Écrire le cinéma
Octobre 2006, Marie-France Briselance, avec la collaboration de Jean-Claude Morin, publie « Leçons de scénario – Les 36 situations dramatiques »*, où, à partir d’un essai que Georges Polti écrivit en 1936 à propos du théâtre, elle démontre que les scénarios de tous les films sont tributaires des grands sentiments de l’humanité, aussi bien ceux du désir que ceux de la répulsion, ceux qui se rattachent à Eros et ceux qui s’enchaînent à Thanatos.

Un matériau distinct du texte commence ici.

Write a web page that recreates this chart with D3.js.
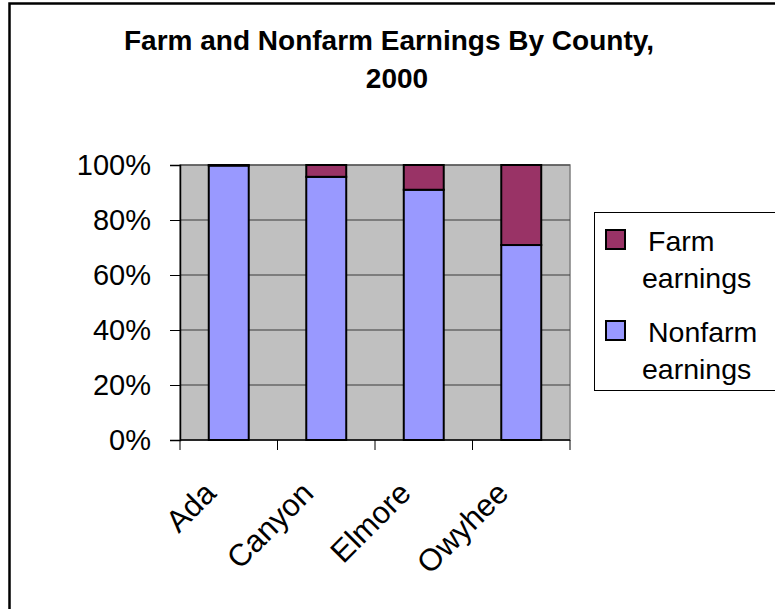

Janvier 2010, Marie-France Briselance et Jean-Claude Morin publient « Grammaire du cinéma »**, où ils étudient comment sont nés les éléments du langage filmique, pourquoi tous ces éléments sans exception ont été découverts de 1891, date du premier film de l’histoire du cinéma, à 1908, date à laquelle Griffith découvre le dernier élément qui permet aux films de 1910 à 1930 d’être représentatifs d’un âge d’or du cinéma muet. Et comment ces éléments se sont développés au fil des décennies pour créer les figures de style qui caractérisent l’œuvre des grands cinéastes.
Septembre 2013, le dernier opus qui boucle leur trilogie, « Le Personnage »***, sort en librairie. Reprenant le principe de recherche chronologique qui a prévalu dans la « Grammaire du cinéma », et celui de la recherche des fondamentaux humains dans « Les 36 situations dramatiques », « Le Personnage » répond d’abord à la question suivante : dans quelle région du globe la fiction a-t-elle vu le jour ? Sans nulle doute en Égypte, là où le premier État s’est développé, le long d’une ligne féconde, la vallée du Nil, qui a permis d’accumuler des richesses et de développer les arts en tant que représentations symboliques du pouvoir. L’Égypte, justement, qui nous raconte, il y a 5300 ans, sa légende fondatrice, celle d’Isis et d’Osiris. Les protagonistes de ce récit sont originaux, ils ne sont pas les allégories que l’on trouve plus anciennement dans les religions primitives, celles de la terre, du feu, de l’eau, du ciel, en un mot de tous les éléments qui sont notre décor familier ou lointain, et dont nous dépendons tous. Ils sont des dieux, mais avant tout ils sont des incarnations, des êtres en chair et en os, avec les sentiments qui les accompagnent. C’est sur ce point important qu’ils diffèrent des dieux tutélaires. Ils connaissent toute la gamme des passions humaines, la colère ou la faiblesse, aussi bien que la tendresse ou la jalousie. Ils ne représentent pas la matière brute, ils nous ressemblent, ils sont faits à notre image. Ils sont le cœur battant de la fiction. Or, si la légende d’Isis et d’Osiris est la première œuvre de fiction, la conséquence logique de cette affirmation est que tous les personnages de toute la fiction à travers le monde et à travers les époques, tous menés par les mêmes passions humaines, descendent d’un des personnages de la légende égyptienne, qui sont autant d’archétypes fondateurs.
** Nouveau Monde éditions, ISBN 13 : 978-2-84736-458-3, 588 pages.
*** Nouveau Monde éditions, ISBN 13 : 978–2–36583–834–5, 437 pages.